Q&A: What Does the Amplitude Represent for an Entangled Wavefunction?

Q1. Since wavefunctions are amplitudes, what does the amplitude represent?

1) Wavefunction as an amplitude

  • The wavefunction Ψ is not a probability distribution; it is a complex probability amplitude.
  • For a single particle, |Ψ(x)|² gives the probability density of finding the particle at position x.
  • The phase of Ψ encodes relative information important for interference; it has no direct probability meaning by itself.

So:

  • Amplitude = a complex number attached to each possible configuration.
  • Probability = squared modulus of that amplitude.

Q2. How does this generalize to an entangled pair of particles?

2) Entangled pair case

The joint wavefunction lives in a tensor-product space: Ψ(xA, xB).

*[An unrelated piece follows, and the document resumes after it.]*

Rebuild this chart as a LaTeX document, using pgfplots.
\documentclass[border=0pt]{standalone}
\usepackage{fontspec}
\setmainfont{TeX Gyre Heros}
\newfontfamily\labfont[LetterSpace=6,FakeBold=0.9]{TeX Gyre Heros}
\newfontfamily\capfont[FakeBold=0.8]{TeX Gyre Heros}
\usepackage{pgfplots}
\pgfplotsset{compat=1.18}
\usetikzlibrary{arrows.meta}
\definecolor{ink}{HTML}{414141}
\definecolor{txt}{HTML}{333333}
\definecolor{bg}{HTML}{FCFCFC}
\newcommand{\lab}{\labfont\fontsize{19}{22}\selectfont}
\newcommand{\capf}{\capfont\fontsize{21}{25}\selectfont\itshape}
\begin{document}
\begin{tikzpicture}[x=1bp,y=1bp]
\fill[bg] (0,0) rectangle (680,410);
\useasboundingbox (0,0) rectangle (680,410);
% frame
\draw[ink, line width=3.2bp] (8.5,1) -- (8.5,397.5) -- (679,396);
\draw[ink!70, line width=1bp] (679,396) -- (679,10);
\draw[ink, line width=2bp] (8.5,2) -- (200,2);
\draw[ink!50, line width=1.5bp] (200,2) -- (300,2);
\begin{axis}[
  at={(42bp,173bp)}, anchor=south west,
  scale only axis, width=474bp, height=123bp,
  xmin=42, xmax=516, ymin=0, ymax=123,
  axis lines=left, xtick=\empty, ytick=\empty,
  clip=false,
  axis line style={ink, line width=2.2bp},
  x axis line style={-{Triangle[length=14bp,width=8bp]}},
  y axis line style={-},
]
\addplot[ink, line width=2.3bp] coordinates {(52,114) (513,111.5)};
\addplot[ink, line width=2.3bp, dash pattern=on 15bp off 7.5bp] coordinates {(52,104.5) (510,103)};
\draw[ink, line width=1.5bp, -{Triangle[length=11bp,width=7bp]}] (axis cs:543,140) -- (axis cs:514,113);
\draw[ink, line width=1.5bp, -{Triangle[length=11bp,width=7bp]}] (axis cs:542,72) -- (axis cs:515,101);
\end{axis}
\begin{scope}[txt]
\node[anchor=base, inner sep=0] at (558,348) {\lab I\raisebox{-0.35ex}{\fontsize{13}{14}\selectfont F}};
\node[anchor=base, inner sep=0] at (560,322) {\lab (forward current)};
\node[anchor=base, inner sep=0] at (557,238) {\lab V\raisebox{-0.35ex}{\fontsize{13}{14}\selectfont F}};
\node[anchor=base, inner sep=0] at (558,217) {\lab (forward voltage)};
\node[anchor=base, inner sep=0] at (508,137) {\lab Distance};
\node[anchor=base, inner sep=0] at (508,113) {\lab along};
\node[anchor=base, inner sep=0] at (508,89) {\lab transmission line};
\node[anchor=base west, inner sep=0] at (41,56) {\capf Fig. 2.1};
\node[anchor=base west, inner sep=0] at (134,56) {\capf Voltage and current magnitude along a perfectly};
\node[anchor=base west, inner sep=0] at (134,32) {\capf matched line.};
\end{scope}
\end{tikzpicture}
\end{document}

  • The amplitude Ψ(xA, xB) is the complex probability amplitude for “A at xA and B at xB simultaneously.”
  • With entanglement, the amplitude cannot factor into single-particle pieces:
    Ψ(xA, xB) ≠ ψA(xA) ψB(xB)
  • Instead, it encodes joint correlations (e.g., large amplitudes only for correlated spin outcomes).

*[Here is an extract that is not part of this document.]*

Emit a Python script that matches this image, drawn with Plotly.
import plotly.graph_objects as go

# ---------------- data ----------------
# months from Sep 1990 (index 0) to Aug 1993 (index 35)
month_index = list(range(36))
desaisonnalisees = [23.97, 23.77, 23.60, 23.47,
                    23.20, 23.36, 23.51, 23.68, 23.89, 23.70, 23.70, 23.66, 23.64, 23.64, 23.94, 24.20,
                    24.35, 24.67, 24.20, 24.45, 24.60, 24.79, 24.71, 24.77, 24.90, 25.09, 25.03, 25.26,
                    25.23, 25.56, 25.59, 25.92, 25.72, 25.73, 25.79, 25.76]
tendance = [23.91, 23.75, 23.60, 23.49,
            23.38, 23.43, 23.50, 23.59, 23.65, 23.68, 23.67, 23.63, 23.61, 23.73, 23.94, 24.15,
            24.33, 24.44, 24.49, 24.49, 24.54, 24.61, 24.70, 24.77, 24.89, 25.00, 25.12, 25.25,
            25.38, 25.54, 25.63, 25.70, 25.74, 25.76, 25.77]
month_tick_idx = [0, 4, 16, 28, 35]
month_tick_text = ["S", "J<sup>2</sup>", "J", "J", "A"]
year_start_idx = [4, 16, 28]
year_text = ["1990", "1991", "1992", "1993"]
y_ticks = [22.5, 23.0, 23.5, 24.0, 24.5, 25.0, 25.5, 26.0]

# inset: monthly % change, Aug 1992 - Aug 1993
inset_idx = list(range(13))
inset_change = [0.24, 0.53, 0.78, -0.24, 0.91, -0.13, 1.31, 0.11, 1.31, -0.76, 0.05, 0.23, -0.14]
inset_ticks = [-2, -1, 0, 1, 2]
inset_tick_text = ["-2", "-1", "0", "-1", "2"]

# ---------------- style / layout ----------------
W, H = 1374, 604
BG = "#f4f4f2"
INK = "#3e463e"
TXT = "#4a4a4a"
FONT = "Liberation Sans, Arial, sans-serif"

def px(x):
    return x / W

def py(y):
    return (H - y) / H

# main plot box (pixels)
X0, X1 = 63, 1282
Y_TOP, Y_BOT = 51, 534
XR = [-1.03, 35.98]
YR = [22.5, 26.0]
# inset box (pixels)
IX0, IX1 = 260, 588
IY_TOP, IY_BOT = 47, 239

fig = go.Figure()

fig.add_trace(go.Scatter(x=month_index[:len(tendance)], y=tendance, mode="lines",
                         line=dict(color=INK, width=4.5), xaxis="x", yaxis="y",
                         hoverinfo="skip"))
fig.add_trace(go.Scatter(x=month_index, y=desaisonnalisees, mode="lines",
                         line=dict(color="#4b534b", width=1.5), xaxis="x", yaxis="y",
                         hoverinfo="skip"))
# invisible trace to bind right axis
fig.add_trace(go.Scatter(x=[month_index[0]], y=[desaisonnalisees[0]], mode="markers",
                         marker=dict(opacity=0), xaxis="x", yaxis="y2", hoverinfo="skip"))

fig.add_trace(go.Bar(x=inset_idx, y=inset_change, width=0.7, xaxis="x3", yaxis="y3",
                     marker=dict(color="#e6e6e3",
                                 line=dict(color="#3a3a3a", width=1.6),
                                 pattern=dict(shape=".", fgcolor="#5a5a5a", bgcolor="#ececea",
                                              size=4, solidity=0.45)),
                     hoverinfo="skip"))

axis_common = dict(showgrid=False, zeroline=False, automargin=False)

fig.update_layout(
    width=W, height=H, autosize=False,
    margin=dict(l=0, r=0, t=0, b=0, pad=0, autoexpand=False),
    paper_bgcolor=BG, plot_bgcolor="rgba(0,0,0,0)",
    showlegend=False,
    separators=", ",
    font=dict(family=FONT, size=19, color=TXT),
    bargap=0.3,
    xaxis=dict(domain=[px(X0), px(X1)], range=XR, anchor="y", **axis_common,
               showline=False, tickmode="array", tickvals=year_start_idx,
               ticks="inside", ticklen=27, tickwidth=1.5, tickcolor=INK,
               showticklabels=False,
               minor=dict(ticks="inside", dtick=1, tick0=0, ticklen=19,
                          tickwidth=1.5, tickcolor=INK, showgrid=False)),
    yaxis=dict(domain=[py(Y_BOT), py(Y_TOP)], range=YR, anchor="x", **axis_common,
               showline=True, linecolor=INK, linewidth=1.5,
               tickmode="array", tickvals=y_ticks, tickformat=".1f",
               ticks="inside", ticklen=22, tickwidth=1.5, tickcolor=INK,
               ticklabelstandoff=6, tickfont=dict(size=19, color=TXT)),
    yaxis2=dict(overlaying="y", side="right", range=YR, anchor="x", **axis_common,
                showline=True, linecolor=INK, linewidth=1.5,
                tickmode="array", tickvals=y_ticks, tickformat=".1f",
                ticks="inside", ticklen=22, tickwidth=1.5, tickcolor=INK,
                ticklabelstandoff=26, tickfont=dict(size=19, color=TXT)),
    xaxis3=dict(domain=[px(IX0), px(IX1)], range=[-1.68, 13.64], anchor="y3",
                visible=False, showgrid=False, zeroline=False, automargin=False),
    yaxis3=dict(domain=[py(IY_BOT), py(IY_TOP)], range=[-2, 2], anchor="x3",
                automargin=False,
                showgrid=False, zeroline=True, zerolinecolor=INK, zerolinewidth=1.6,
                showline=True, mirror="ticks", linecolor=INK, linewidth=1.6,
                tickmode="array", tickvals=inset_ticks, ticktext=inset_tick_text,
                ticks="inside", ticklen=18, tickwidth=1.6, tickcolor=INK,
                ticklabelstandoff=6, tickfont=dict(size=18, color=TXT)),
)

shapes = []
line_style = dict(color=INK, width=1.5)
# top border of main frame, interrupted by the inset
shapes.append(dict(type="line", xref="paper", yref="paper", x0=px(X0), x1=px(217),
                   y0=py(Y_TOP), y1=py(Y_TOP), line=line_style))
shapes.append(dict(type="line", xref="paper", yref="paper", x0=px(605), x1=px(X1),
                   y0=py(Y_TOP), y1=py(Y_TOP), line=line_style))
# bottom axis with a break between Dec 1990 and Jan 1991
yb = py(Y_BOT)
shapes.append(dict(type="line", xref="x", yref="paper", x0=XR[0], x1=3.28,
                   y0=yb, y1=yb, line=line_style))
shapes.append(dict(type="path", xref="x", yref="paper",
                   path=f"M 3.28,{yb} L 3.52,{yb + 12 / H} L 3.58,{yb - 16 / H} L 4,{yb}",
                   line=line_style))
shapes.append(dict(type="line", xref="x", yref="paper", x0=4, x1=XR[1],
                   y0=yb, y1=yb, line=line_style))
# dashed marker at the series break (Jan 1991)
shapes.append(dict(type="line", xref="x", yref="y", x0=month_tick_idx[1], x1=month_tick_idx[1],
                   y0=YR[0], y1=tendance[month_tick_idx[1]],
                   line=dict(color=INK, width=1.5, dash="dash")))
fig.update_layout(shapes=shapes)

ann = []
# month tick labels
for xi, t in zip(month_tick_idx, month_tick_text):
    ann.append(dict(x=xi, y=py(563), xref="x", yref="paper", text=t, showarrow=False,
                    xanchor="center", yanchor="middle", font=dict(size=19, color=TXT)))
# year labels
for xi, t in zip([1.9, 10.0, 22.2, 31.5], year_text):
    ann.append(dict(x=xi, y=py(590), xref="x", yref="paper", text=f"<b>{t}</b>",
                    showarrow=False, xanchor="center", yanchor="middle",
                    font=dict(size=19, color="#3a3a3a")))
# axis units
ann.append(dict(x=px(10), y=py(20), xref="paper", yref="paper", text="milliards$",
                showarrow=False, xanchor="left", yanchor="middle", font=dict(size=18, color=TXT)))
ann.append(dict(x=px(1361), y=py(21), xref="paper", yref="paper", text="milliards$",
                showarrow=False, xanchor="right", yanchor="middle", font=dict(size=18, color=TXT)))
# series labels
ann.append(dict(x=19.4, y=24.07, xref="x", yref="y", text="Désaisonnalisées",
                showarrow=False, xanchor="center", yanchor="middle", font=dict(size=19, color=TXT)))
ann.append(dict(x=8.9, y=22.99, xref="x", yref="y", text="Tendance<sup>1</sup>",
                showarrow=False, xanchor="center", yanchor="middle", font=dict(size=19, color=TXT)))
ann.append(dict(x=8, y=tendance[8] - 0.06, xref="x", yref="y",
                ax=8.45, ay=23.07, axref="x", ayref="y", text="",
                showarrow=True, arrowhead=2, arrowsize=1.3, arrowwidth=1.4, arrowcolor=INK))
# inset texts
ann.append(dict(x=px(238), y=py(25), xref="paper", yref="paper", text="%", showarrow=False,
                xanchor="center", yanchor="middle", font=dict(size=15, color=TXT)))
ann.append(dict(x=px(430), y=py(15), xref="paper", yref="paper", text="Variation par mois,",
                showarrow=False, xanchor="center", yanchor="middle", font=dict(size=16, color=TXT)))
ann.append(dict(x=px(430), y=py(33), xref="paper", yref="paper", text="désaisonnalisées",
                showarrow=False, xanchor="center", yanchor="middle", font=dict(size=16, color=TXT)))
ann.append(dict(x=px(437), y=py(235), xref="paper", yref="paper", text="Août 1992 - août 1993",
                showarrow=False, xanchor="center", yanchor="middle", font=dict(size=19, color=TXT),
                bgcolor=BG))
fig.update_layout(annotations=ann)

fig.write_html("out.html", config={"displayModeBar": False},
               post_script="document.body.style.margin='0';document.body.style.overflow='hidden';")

Q3. Physically, what does a particular amplitude mean, and how do phases matter?

3) What the amplitude represents physically

  • An amplitude is the contribution of a specific configuration (e.g., “A here with spin-up, B there with spin-down”) to the overall quantum state.
  • The magnitude squared of that amplitude is the probability of observing that configuration (in the chosen measurement basis).
  • Relative phases between different configurations govern interference and determine correlation patterns under basis changes.

Example (Bell state):

|Ψ⟩ = (1/√2) ( |↑⟩A|↓⟩B − |↓⟩A|↑⟩B )

  • Amplitude for |↑AB is +1/√2.
  • Amplitude for |↓AB is −1/√2.
  • Each squared magnitude equals 1/2 (equal probabilities).
  • The relative minus sign is crucial: it controls the type of correlation seen when measuring along different axes.

Q4. Can you show a visual “amplitude table” for an entangled state?

State: |Ψ⟩ = (1/√2) ( |0⟩A|1⟩B − |1⟩A|0⟩B )

A’s State B’s State Amplitude Probability (|amp|²)
0 0 0 0
0 1 +1/√2 1/2
1 0 −1/√2 1/2
1 1 0 0

Key takeaways

  • The wavefunction assigns a complex amplitude to each joint configuration.
  • Probabilities come from squared magnitudes of those amplitudes.
  • Relative phases (like the minus sign above) do not change raw probabilities for a fixed basis, but they do determine interference and correlation behavior when you change the measurement basis.
  • Entanglement appears because this table cannot be factored into a product of “A-only” and “B-only” parts.